>> START

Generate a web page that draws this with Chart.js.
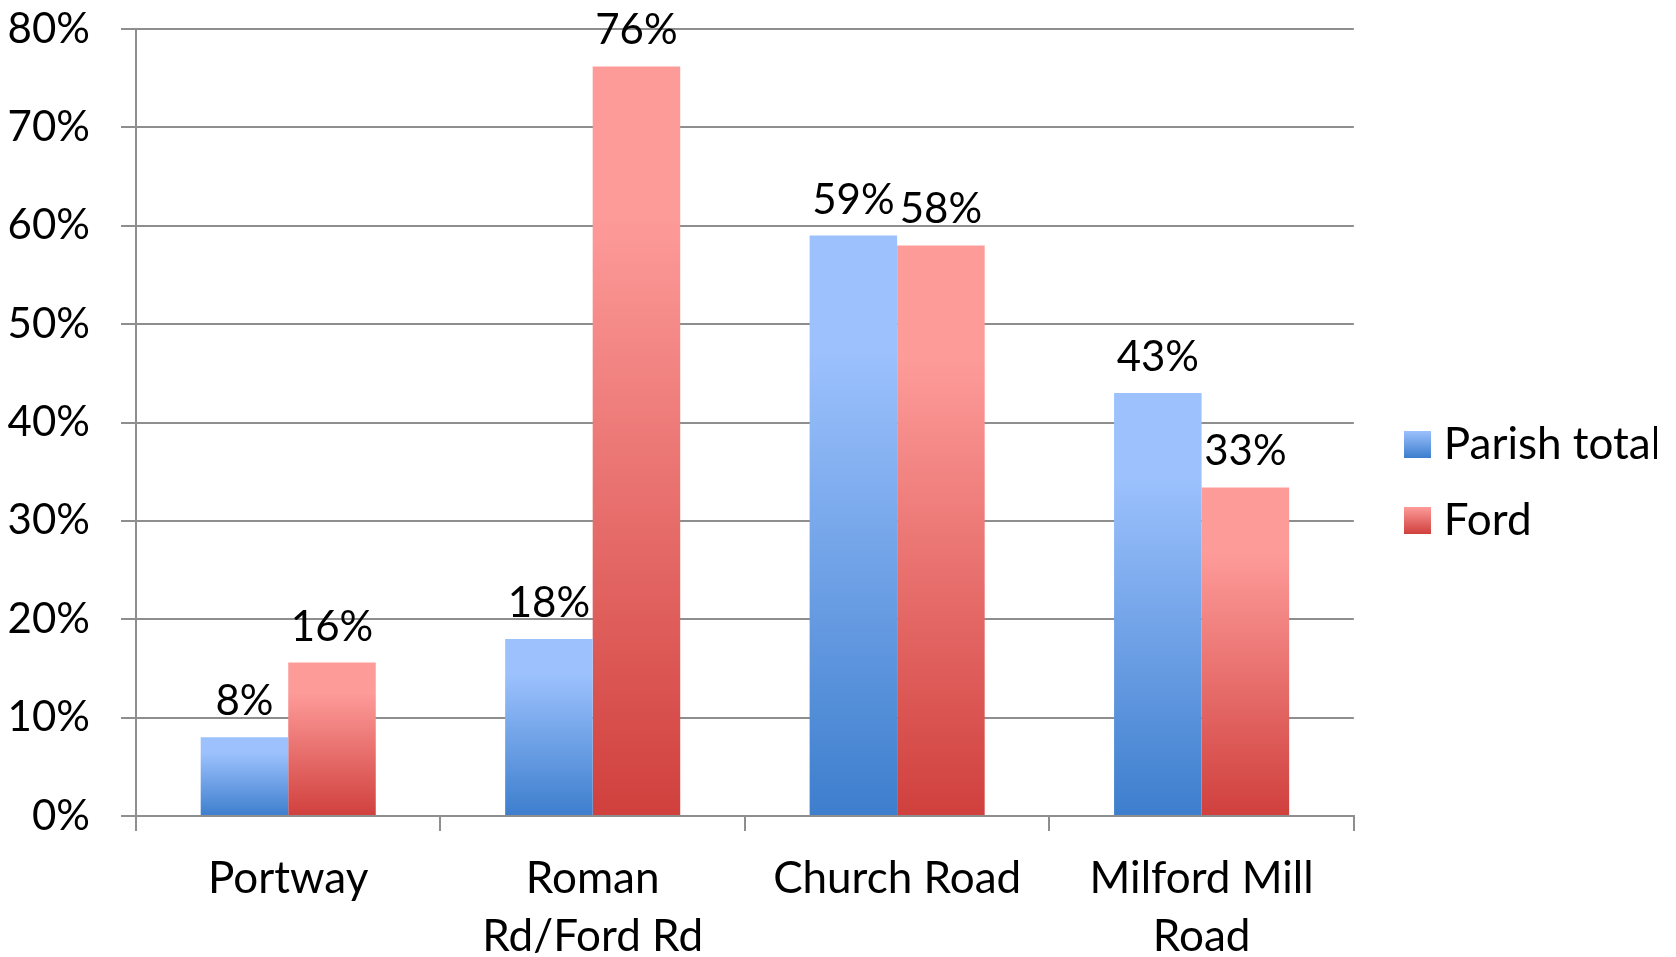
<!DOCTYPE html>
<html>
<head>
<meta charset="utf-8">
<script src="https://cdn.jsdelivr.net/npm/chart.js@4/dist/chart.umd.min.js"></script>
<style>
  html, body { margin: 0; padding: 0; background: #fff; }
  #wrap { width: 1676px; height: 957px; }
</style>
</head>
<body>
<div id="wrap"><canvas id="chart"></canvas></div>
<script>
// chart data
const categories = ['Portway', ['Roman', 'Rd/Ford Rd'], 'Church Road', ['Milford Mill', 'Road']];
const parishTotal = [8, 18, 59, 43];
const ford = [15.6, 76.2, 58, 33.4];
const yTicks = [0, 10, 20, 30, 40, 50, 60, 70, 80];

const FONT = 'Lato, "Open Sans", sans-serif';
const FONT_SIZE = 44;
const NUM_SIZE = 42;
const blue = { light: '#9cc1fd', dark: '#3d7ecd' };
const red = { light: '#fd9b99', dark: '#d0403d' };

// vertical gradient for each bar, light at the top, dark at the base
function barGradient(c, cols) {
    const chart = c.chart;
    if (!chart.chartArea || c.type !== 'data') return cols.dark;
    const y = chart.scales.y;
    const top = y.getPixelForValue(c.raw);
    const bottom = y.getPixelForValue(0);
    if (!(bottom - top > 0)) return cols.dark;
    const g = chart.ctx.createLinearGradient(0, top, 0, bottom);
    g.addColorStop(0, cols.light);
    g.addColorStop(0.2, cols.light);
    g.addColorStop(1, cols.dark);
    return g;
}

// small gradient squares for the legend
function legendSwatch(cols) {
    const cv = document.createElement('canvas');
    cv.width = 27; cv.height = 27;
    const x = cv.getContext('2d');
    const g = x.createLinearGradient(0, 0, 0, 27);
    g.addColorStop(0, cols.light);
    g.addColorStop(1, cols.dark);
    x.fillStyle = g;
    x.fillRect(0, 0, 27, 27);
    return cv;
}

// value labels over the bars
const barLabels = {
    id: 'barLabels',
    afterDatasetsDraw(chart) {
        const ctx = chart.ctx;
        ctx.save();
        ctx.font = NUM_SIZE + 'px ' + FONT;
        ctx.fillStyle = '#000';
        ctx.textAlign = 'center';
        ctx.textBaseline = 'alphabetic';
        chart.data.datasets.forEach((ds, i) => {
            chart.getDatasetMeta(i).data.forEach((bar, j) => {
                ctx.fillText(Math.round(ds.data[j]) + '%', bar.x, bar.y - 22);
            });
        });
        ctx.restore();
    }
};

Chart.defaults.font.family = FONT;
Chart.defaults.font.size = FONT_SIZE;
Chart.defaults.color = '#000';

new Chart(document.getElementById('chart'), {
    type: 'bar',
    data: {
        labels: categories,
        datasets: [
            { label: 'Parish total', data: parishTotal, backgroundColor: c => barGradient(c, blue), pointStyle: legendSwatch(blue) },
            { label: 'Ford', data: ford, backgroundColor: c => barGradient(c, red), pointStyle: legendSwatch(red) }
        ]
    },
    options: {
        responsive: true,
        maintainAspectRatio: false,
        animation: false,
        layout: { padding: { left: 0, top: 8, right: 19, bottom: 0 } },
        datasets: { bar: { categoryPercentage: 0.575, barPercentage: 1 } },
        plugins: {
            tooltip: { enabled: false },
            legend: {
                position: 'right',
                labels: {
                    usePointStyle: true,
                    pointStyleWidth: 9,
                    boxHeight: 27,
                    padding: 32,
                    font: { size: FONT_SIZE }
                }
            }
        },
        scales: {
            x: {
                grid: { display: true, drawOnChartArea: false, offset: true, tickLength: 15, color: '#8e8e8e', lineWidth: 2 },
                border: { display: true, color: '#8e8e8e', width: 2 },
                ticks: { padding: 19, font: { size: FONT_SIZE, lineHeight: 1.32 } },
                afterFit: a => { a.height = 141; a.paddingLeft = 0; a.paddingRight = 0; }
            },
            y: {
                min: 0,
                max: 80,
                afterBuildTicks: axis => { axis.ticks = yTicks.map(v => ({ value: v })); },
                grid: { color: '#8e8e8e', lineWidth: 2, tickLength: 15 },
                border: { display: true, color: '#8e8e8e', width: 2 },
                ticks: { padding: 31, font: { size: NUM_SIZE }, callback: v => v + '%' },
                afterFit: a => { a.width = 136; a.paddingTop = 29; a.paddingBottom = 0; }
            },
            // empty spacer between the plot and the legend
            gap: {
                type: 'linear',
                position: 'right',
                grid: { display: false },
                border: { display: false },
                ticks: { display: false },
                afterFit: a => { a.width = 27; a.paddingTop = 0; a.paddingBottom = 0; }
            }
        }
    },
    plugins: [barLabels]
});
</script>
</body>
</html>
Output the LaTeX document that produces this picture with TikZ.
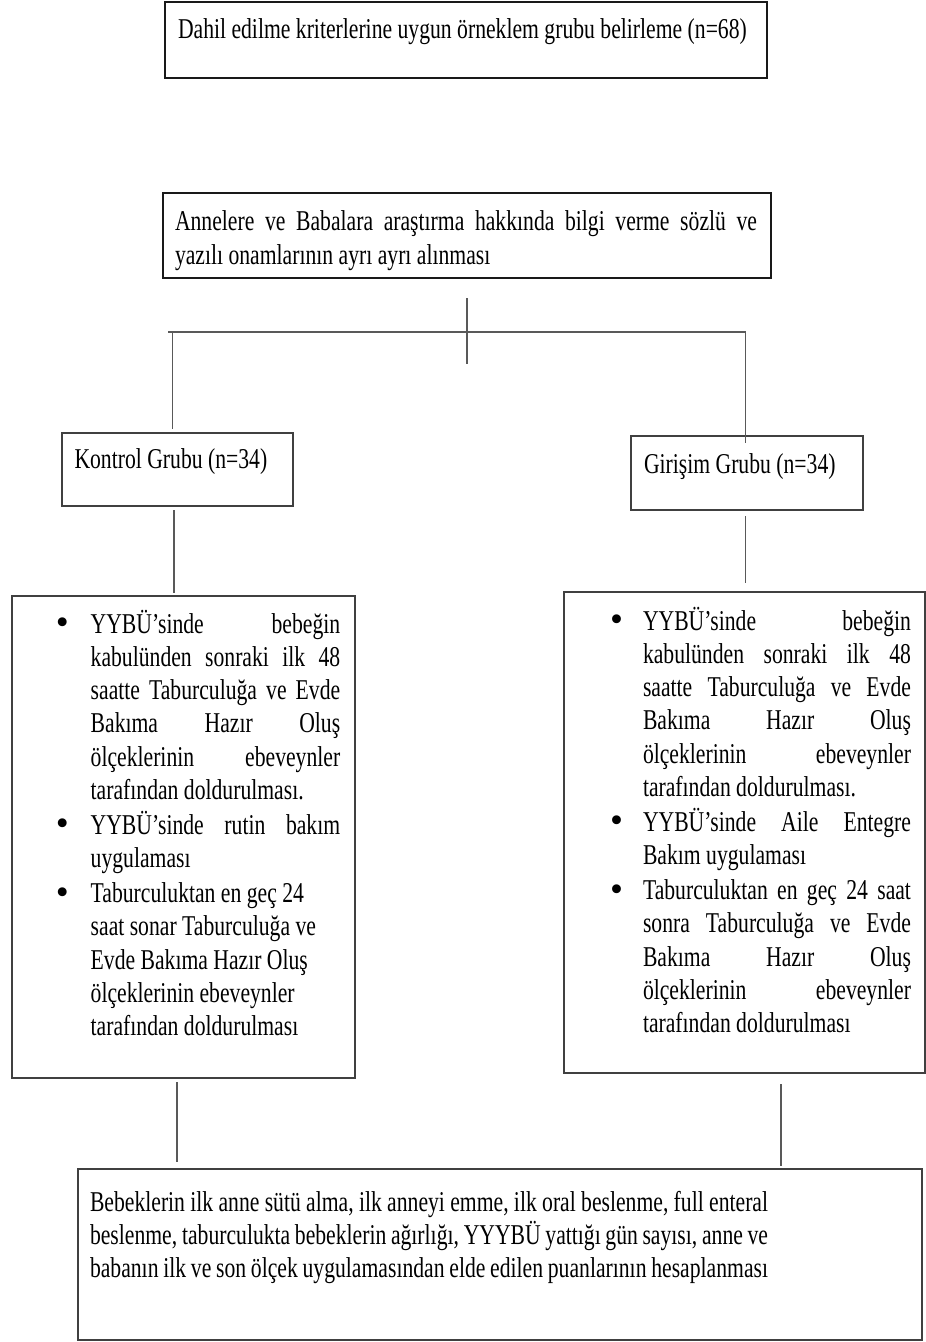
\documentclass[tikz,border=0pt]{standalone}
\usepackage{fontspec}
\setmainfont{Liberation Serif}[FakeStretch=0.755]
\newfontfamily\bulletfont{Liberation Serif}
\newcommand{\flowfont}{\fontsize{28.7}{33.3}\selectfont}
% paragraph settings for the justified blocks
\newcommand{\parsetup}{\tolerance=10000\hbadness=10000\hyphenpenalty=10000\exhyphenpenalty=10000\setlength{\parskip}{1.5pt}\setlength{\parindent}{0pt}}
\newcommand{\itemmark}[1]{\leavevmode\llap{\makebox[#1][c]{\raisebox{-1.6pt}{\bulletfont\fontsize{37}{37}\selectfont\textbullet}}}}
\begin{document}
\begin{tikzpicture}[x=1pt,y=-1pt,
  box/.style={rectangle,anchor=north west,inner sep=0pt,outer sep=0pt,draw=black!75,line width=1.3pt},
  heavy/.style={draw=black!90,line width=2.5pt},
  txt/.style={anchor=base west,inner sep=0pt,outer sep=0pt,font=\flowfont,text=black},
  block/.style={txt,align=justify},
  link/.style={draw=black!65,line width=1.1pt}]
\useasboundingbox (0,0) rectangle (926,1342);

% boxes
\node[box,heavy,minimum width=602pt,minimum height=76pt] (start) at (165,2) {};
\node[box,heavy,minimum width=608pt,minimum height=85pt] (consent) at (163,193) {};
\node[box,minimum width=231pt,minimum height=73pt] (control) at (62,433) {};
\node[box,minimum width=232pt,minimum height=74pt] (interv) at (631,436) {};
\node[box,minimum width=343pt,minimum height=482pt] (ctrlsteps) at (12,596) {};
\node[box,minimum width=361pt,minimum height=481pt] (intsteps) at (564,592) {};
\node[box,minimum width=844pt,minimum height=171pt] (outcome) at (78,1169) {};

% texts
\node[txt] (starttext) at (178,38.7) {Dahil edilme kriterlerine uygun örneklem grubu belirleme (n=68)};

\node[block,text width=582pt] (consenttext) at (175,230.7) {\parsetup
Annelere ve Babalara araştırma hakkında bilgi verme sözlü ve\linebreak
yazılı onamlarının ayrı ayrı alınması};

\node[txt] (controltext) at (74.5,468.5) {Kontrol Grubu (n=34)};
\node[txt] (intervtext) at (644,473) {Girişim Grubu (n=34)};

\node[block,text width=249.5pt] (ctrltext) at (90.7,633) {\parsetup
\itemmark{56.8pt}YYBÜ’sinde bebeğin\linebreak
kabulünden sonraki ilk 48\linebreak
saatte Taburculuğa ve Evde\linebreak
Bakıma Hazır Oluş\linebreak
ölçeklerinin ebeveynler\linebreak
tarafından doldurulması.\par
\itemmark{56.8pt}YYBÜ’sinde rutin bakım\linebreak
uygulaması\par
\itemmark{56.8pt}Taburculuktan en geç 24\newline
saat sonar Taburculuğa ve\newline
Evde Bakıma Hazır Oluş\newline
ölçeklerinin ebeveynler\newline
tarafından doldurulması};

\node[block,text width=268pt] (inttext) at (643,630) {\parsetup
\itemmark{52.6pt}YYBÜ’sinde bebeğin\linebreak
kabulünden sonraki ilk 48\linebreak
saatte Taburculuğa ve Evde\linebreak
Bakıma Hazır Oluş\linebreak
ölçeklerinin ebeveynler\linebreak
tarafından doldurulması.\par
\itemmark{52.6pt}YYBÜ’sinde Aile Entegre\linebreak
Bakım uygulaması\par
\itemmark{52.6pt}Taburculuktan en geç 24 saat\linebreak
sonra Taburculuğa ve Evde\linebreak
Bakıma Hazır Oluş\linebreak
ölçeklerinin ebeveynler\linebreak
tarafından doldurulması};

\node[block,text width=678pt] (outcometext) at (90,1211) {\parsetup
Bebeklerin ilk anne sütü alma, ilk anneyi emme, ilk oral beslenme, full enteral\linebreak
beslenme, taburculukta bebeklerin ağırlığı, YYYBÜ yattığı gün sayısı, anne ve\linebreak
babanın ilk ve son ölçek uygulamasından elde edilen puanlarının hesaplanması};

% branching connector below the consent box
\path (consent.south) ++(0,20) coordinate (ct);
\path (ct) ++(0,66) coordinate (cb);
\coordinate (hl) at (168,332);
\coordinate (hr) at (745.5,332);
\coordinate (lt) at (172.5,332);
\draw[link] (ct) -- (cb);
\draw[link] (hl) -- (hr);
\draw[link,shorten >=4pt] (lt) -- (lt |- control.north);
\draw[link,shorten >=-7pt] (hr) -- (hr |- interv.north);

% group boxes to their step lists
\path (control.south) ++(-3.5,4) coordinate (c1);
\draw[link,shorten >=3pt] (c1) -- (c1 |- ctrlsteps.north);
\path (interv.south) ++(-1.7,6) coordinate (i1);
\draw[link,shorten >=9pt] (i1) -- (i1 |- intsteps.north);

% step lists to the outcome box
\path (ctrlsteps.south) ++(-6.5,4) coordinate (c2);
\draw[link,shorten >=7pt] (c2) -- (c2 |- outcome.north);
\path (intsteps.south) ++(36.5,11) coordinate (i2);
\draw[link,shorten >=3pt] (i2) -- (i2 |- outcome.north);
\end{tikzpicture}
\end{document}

>> END

▶ WHAT IS EXPECTED:
Leave out the pictures and repeat the lines from the start of the material through the line with "light: '#fd9b99', dark: '#d0403d'", inclusive.

▶ THE REPLY:
Generate a web page that draws this with Chart.js.
<!DOCTYPE html>
<html>
<head>
<meta charset="utf-8">
<script src="https://cdn.jsdelivr.net/npm/chart.js@4/dist/chart.umd.min.js"></script>
<style>
  html, body { margin: 0; padding: 0; background: #fff; }
  #wrap { width: 1676px; height: 957px; }
</style>
</head>
<body>
<div id="wrap"><canvas id="chart"></canvas></div>
<script>
// chart data
const categories = ['Portway', ['Roman', 'Rd/Ford Rd'], 'Church Road', ['Milford Mill', 'Road']];
const parishTotal = [8, 18, 59, 43];
const ford = [15.6, 76.2, 58, 33.4];
const yTicks = [0, 10, 20, 30, 40, 50, 60, 70, 80];

const FONT = 'Lato, "Open Sans", sans-serif';
const FONT_SIZE = 44;
const NUM_SIZE = 42;
const blue = { light: '#9cc1fd', dark: '#3d7ecd' };
const red = { light: '#fd9b99', dark: '#d0403d' };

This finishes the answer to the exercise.